Another room of interest was the Oxford court. Apparently, if someone associated with the university was arrested, they could request to be tried at Oxford. Oxford had its own justice, complete with its jailers and prison. Oxford justice was swift, and could be harsh, but there was no death penalty at Oxford, so people who committed serious offenses could be safer at the Oxford court. Apparently the Oxford court is no more, and students and faculty are now subject to the regular courts.

After leaving behind all our bags and any cameras or phones, we were buzzed through security to go up into the proper library. Remember the Harry Potter library? It was like that, only smaller, real, and with the most amazing smell of old, leather books. There was even a chained book left as an example for how all the books in the collection were once stored. Apparently, since the chains were attached at the page side of the book, all books needed to be put on the shelf spine-side in, which meant that people couldn’t read the spines, so they had to draw numbers on the pages to differentiate them. This seems like a long drawn out process that was replaced years later by just having someone search the bags of leaving scholars.

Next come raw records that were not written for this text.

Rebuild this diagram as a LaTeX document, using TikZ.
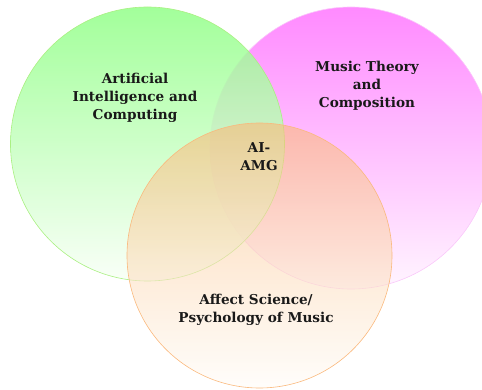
\documentclass[tikz,border=0pt]{standalone}
\usepackage{fontspec}
\setmainfont{DejaVu Serif}
\begin{document}
\begin{tikzpicture}[x=1pt,y=-1pt,
  lbl/.style={font=\bfseries\fontsize{13.6}{18}\selectfont, align=center, text=black!90},
  ring/.style={line width=0.6pt}]
\definecolor{gtop}{RGB}{142,255,132}
\definecolor{gbot}{RGB}{248,255,246}
\definecolor{gline}{RGB}{170,240,130}
\definecolor{mtop}{RGB}{255,138,255}
\definecolor{mbot}{RGB}{255,245,255}
\definecolor{mline}{RGB}{250,200,250}
\definecolor{otop}{RGB}{250,185,120}
\definecolor{obot}{RGB}{255,252,248}
\definecolor{oline}{RGB}{250,185,125}
\useasboundingbox (0,0) rectangle (482,390);
\begin{scope}
\clip (0,0) rectangle (482,390);
\shade[top color=mtop, bottom color=mbot] (351,148) circle (141);
\draw[ring, mline] (351,148) circle (141);
\shade[top color=gtop, bottom color=gbot, fill opacity=0.82] (147.5,144) circle (137);
\draw[ring, gline] (147.5,144) circle (137);
\shade[top color=otop, bottom color=obot, fill opacity=0.6] (259.5,255.5) circle (132.5);
\draw[ring, oline] (259.5,255.5) circle (132.5);
\end{scope}
\node[lbl] (ai) at (135,98) {Artificial\\Intelligence and\\Computing};
\node[lbl] (mt) at (367,86) {Music Theory\\and\\Composition};
\node[lbl] (c) at (259,157) {AI-\\AMG};
\node[lbl] (af) at (256,310) {Affect Science/\\Psychology of Music};
\end{tikzpicture}
\end{document}
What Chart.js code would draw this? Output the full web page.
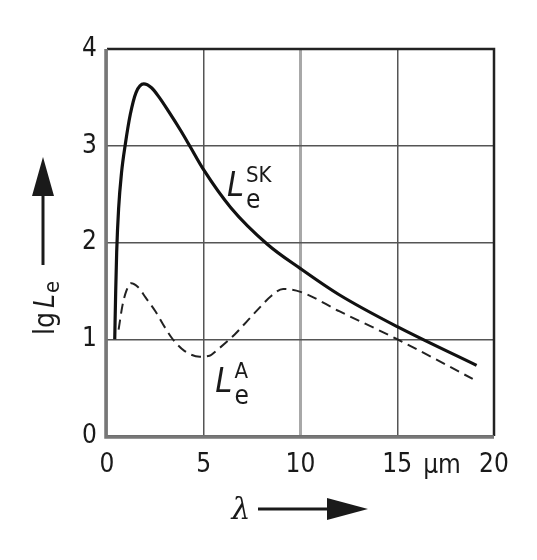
<!DOCTYPE html>
<html>
<head>
<meta charset="utf-8">
<script src="https://cdn.jsdelivr.net/npm/chart.js@4"></script>
<style>
  html, body { margin: 0; padding: 0; background: #fff; }
  #chart { display: block; }
</style>
</head>
<body>
<canvas id="chart" width="537" height="560"></canvas>
<script>
// wavelength in um, lg of radiance
const skLambda = [0.4, 0.45, 0.5, 0.6, 0.75, 0.95, 1.2, 1.5, 1.9, 2.3, 2.7, 3.2, 3.8, 4.3, 5.0, 6.4, 8.3, 10, 12, 15, 19.1];
const skValues = [1.0, 1.5, 1.9, 2.35, 2.72, 3.02, 3.32, 3.55, 3.64, 3.6, 3.5, 3.35, 3.16, 2.99, 2.75, 2.36, 1.98, 1.73, 1.46, 1.13, 0.73];

const aLambda = [0.6, 0.8, 1.0, 1.25, 1.6, 2.0, 2.5, 3.0, 3.4, 4.0, 4.8, 5.3, 5.7, 6.6, 7.3, 7.9, 8.5, 9.1, 10, 12, 15, 18.9];
const aValues = [1.1, 1.35, 1.5, 1.58, 1.54, 1.43, 1.29, 1.12, 1.0, 0.88, 0.82, 0.83, 0.89, 1.05, 1.2, 1.33, 1.45, 1.52, 1.49, 1.29, 1.0, 0.59];

const xTicks = [0, 5, 10, 15, 20];
const yTicks = [0, 1, 2, 3, 4];

const FONT = '"DejaVu Sans Condensed", "Liberation Sans Narrow", sans-serif';
const INK = '#1a1a1a';

function toPoints(xs, ys) {
  return xs.map((x, i) => ({ x: x, y: ys[i] }));
}

function arrowHead(ctx, tipX, tipY, dir, len, half) {
  ctx.beginPath();
  if (dir === 'up') {
    ctx.moveTo(tipX, tipY);
    ctx.lineTo(tipX - half, tipY + len);
    ctx.lineTo(tipX + half, tipY + len);
  } else {
    ctx.moveTo(tipX, tipY);
    ctx.lineTo(tipX - len, tipY - half);
    ctx.lineTo(tipX - len, tipY + half);
  }
  ctx.closePath();
  ctx.fill();
}

// Label with italic L, subscript and superscript
function drawLabel(ctx, x, y, sup) {
  ctx.font = 'italic 34px ' + FONT;
  ctx.textAlign = 'left';
  ctx.textBaseline = 'alphabetic';
  ctx.fillText('L', x, y);
  const w = ctx.measureText('L').width;
  ctx.font = '22px ' + FONT;
  ctx.fillText(sup, x + w + 2, y - 14);
  ctx.font = '26px ' + FONT;
  ctx.fillText('e', x + w + 2, y + 12);
}

const decorations = {
  id: 'decorations',
  afterDraw(chart) {
    const ctx = chart.ctx;
    const xs = chart.scales.x, ys = chart.scales.y;
    const area = chart.chartArea;
    ctx.save();
    ctx.fillStyle = INK;
    ctx.strokeStyle = INK;

    // frame: top and right dark, left and bottom grey
    ctx.lineWidth = 2.5;
    ctx.strokeStyle = '#222';
    ctx.beginPath();
    ctx.moveTo(area.left, area.top);
    ctx.lineTo(area.right, area.top);
    ctx.lineTo(area.right, area.bottom);
    ctx.stroke();
    ctx.strokeStyle = '#777';
    ctx.lineWidth = 3.5;
    ctx.beginPath();
    ctx.moveTo(area.left - 1, area.top);
    ctx.lineTo(area.left - 1, area.bottom + 1);
    ctx.lineTo(area.right, area.bottom + 1);
    ctx.stroke();

    // unit between 15 and 20
    ctx.fillStyle = INK;
    ctx.font = '26px ' + FONT;
    ctx.textAlign = 'center';
    ctx.textBaseline = 'middle';
    ctx.fillText('\u00b5m', 442, 466);

    // x axis title with arrow
    ctx.font = 'italic 30px "DejaVu Serif", serif';
    ctx.fillText('\u03bb', 241, 511);
    ctx.strokeStyle = INK;
    ctx.lineWidth = 3;
    ctx.beginPath();
    ctx.moveTo(258, 509);
    ctx.lineTo(330, 509);
    ctx.stroke();
    arrowHead(ctx, 368, 509, 'right', 41, 11);

    // y axis title with arrow
    ctx.beginPath();
    ctx.moveTo(43, 195);
    ctx.lineTo(43, 265);
    ctx.stroke();
    arrowHead(ctx, 43, 157, 'up', 39, 11);

    ctx.save();
    ctx.translate(47, 308);
    ctx.rotate(-Math.PI / 2);
    ctx.textAlign = 'right';
    ctx.textBaseline = 'middle';
    ctx.font = '28px ' + FONT;
    ctx.fillText('lg', -4, 0);
    ctx.textAlign = 'left';
    ctx.font = 'italic 28px ' + FONT;
    ctx.fillText('L', 0, 0);
    const lw = ctx.measureText('L').width;
    ctx.font = '22px ' + FONT;
    ctx.fillText('e', lw + 1, 6);
    ctx.restore();

    // curve labels placed in data units
    drawLabel(ctx, xs.getPixelForValue(6.2), ys.getPixelForValue(2.48), 'SK');
    drawLabel(ctx, xs.getPixelForValue(5.6), ys.getPixelForValue(0.45), 'A');

    ctx.restore();
  }
};

new Chart(document.getElementById('chart'), {
  type: 'line',
  data: {
    datasets: [
      {
        label: 'SK',
        data: toPoints(skLambda, skValues),
        borderColor: '#111',
        borderWidth: 3.2,
        pointRadius: 0,
        cubicInterpolationMode: 'monotone',
        fill: false
      },
      {
        label: 'A',
        data: toPoints(aLambda, aValues),
        borderColor: '#222',
        borderWidth: 2,
        borderDash: [10, 6],
        pointRadius: 0,
        cubicInterpolationMode: 'monotone',
        fill: false
      }
    ]
  },
  options: {
    responsive: false,
    animation: false,
    events: [],
    layout: { padding: { left: 0, top: 49, right: 43, bottom: 74 } },
    plugins: {
      legend: { display: false },
      tooltip: { enabled: false }
    },
    scales: {
      x: {
        type: 'linear',
        min: 0,
        max: 20,
        afterBuildTicks: axis => { axis.ticks = xTicks.map(v => ({ value: v })); },
        afterFit: axis => { axis.height = 50; },
        border: { display: false },
        grid: {
          drawTicks: false,
          color: ctx => ctx.tick && ctx.tick.value === 10 ? '#a8a8a8' : '#555',
          lineWidth: ctx => ctx.tick && ctx.tick.value === 10 ? 3 : 1.5
        },
        ticks: {
          color: INK,
          padding: 14,
          maxRotation: 0,
          font: { family: FONT, size: 26 }
        }
      },
      y: {
        type: 'linear',
        min: 0,
        max: 4,
        afterBuildTicks: axis => { axis.ticks = yTicks.map(v => ({ value: v })); },
        afterFit: axis => { axis.width = 107; },
        border: { display: false },
        grid: {
          drawTicks: false,
          color: '#555',
          lineWidth: 1.5
        },
        ticks: {
          color: INK,
          padding: 10,
          font: { family: FONT, size: 26 }
        }
      }
    }
  },
  plugins: [decorations]
});
</script>
</body>
</html>
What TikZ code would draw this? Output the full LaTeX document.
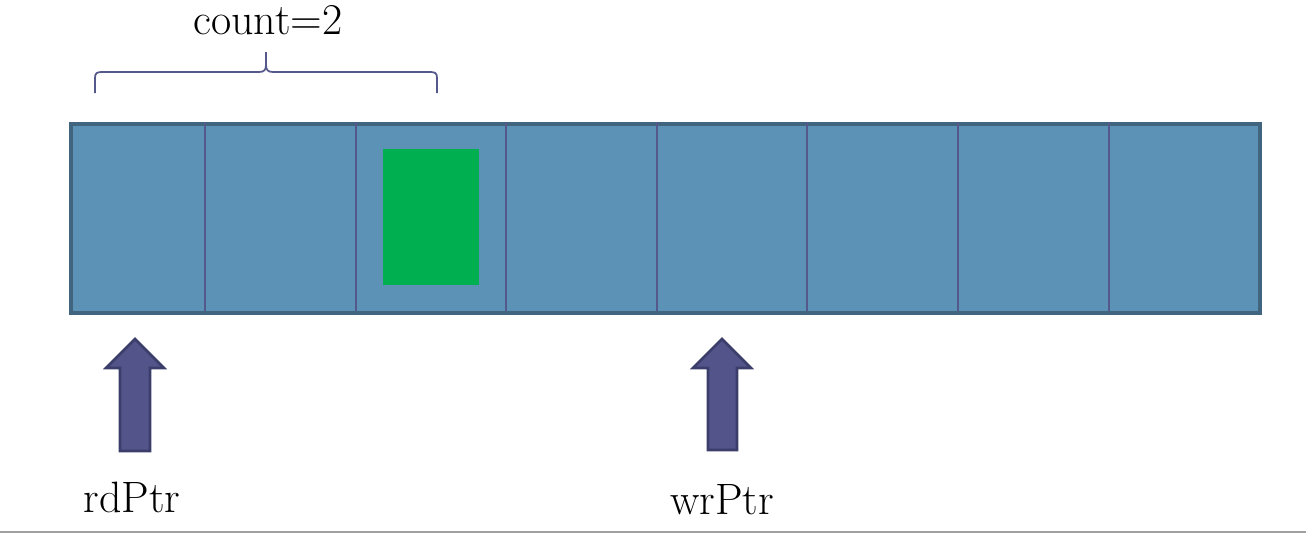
\documentclass[tikz,border=0pt]{standalone}
\usepackage{fontspec}
\definecolor{cellfill}{HTML}{5B92B5}
\definecolor{celledge}{HTML}{41657F}
\definecolor{divider}{HTML}{55588A}
\definecolor{greenbox}{HTML}{00B050}
\definecolor{arrowfill}{HTML}{53548A}
\definecolor{arrowedge}{HTML}{3B3D6B}
\definecolor{rulegray}{HTML}{A0A0A0}
\tikzset{
  lbl/.style={inner sep=0pt, font=\fontsize{25}{30}\selectfont},
  ptrarrow/.style={fill=arrowfill, draw=arrowedge, line width=1.5pt, line join=miter},
  divline/.style={draw=divider, line width=1pt},
}
\begin{document}
\begin{tikzpicture}[x=0.02cm, y=-0.02cm]
\useasboundingbox (0,0) rectangle (1306,534);
% buffer
\node[draw=celledge, fill=cellfill, line width=2pt, minimum width=1189*0.02cm, minimum height=189*0.02cm, inner sep=0pt, anchor=north west] (buf) at (69,122) {};
\foreach \x in {205,356,506,657,807,958,1109}
  \draw[divline] (\x,122) -- (\x,311);
\node[fill=greenbox, minimum width=96*0.02cm, minimum height=136*0.02cm, inner sep=0pt, anchor=north west] (item) at (383,149) {};
% brace
\draw[divider, line width=1pt]
  (95,93) -- (95,78) .. controls (95,73) and (97,72) .. (102,72)
  -- (259,72) .. controls (264,72) and (266,70) .. (266,65) -- (266,52)
  (266,65) .. controls (266,70) and (268,72) .. (273,72)
  -- (430,72) .. controls (435,72) and (437,73) .. (437,78) -- (437,93);
\node[lbl] (count) at (268,20) {count=2};
% pointers
\draw[ptrarrow] (120,451) -- (120,368) -- (106,368) -- (135,339) -- (164,368) -- (150,368) -- (150,451) -- cycle;
\draw[ptrarrow] (708,450) -- (708,368) -- (693,368) -- (722,339) -- (751,368) -- (737,368) -- (737,450) -- cycle;
\node[lbl] (rd) at (132,497) {rdPtr};
\node[lbl] (wr) at (722,500) {wrPtr};
% bottom rule
\draw[rulegray, line width=1pt] (0,532) -- (1306,532);
\end{tikzpicture}
\end{document}
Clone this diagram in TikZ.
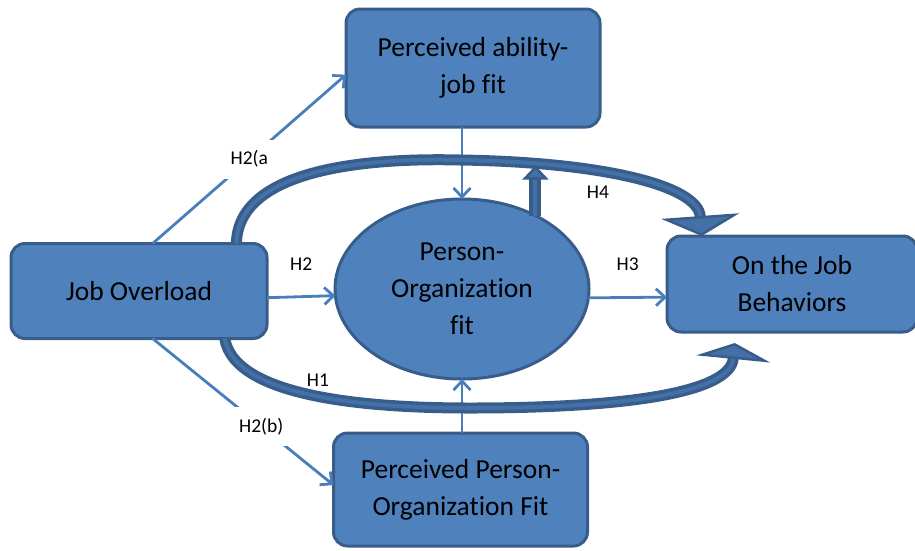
\documentclass[tikz,border=0pt]{standalone}
\usepackage{fontspec}
\setmainfont{Carlito}[Ligatures=NoCommon]
\usetikzlibrary{positioning, arrows.meta, shapes.geometric}

\definecolor{boxfill}{HTML}{4F81BD}
\definecolor{boxline}{HTML}{385D8A}
\definecolor{linkcol}{HTML}{4A7EBB}
\definecolor{bandmid}{HTML}{4470A8}

\begin{document}
\begin{tikzpicture}[x=1pt, y=-1pt,
	box/.style={rectangle, rounded corners=14pt, fill=boxfill, draw=boxline, line width=3pt, outer sep=0pt, align=center, font=\fontsize{27.5}{37}\selectfont, minimum width=254pt},
	oval/.style={ellipse, fill=boxfill, draw=boxline, line width=3pt, outer sep=0pt, inner sep=0pt, align=center, font=\fontsize{27.5}{37}\selectfont, minimum width=254pt, minimum height=180pt},
	link/.style={color=linkcol, line width=2.8pt, -{Straight Barb[length=9pt, width=17pt]}},
	tag/.style={font=\fontsize{19.5}{21}\selectfont, text=black},
	gap/.style={tag, fill=white, inner sep=11pt},
	band/.style n args={3}{draw=boxline, line width=#3, -{Triangle[length=#1, width=#2, line width=2.5pt, fill=bandmid]}, postaction={draw=bandmid, line width=4pt, arrows=-, shorten >=#1}}
]
	\useasboundingbox (0,0) rectangle (915,550);

	\node[oval] 							(P) at (462,289) 					{Person-\\Organization\\fit};
	\node[box, minimum height=118pt] 		(A) [above=72pt of P, xshift=11pt] 	{Perceived ability-\\job fit};
	\node[box, minimum height=95pt, minimum width=256pt]	(O) [left=68pt of P, yshift=-2pt] 	{Job Overload};
	\node[box, minimum height=96pt, minimum width=250pt]	(B) [right=78pt of P, yshift=5pt] 	{On the Job\\Behaviors};
	\node[box, minimum height=113pt] 		(Q) [below=54pt of P, xshift=-1.5pt] {Perceived Person-\\Organization Fit};

	\path[link]
	(O.74)  	edge 	node[gap, pos=.5] 		{H2(a}		(A.183)
	(O.286) 	edge 	node[gap, pos=.6] 		{H2(b)}		(Q.178)
	(O.-3)  	edge 	node[tag, above=21pt] 	{H2}		(P.183)
	(P.-4)  	edge 	node[tag, above=22pt] 	{H3}		(B.186)
	(A.south -| P.north) 	edge 	(P.north)
	(Q.north -| P.south) 	edge 	(P.south)
;

	\draw[band={14pt}{26pt}{12pt}] (P.45) -- ++(0,-50);
	\draw[band={20pt}{78pt}{11pt}] (O.26) .. controls (238,165) and (380,158) .. (460,160) .. controls (600,162) and (698,185) .. (B.152);
	\draw[band={16pt}{74pt}{11pt}] (O.-29) .. controls (235,400) and (380,408) .. (470,408) .. controls (630,408) and (730,392) .. ([yshift=-11pt]B.-140);

	\node[tag] (h4) at (598,192) {H4};
	\node[tag] (h1) at (318,380) {H1};

\end{tikzpicture}
\end{document}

There was no light or heat in the library, until 1967, because fire was banned from the library. Apparently, the library would have a steward who would ring a bell when he judge there was no longer enough sunlight to read by. There was actually never a major disaster in the library, which is pretty astonishing, though the collection was gutted by King Henry V, when he left the church. The collection in that library room is the older and rare texts. There are even two screened reading rooms that were once reserved for the King and Queen. The collection is much, much larger, however. It’s included in another building, the Radcliffe Camera, which we were also able to see, and offsite. There are currently 11 million printed items. Yeah. Can you imagine cataloging that? I guess that the Bodleian really ended up having the first catalogue in the UK.
Right across the courtyard was the Radcliffe Camera, a perfectly circular building that houses the more modern parts of the collection. I guess it’s usually full of students, but they’re on holiday. It was apparently the site of the celebration following the defeat of Napoleon (the first time). What was really cool, though, was that the two buildings are collected via two subterranean floors of book storage. I guess it used to be really creepy and dark, but recently it was modernized. Readers could send their requests for books via pneumatic tube to the library assistants. Then, the assistants would put the requested books onto trolleys and send them out via a track in the underground tunnels. It’s more modern, today, but the theory is the same.

Before I left the Bodleian, I made my way through a temporary display on Magical Books. They had original Tolkien drawings on display, including one of the Owlamoo, a owlish creature Tolkien created to help his son get over his fear of the one outside his bedroom window. There were original manuscript pages from C.S. Lewis and Phillip Pullman. There was also a model alethiometer from His Dark Materials that I desperately wanted.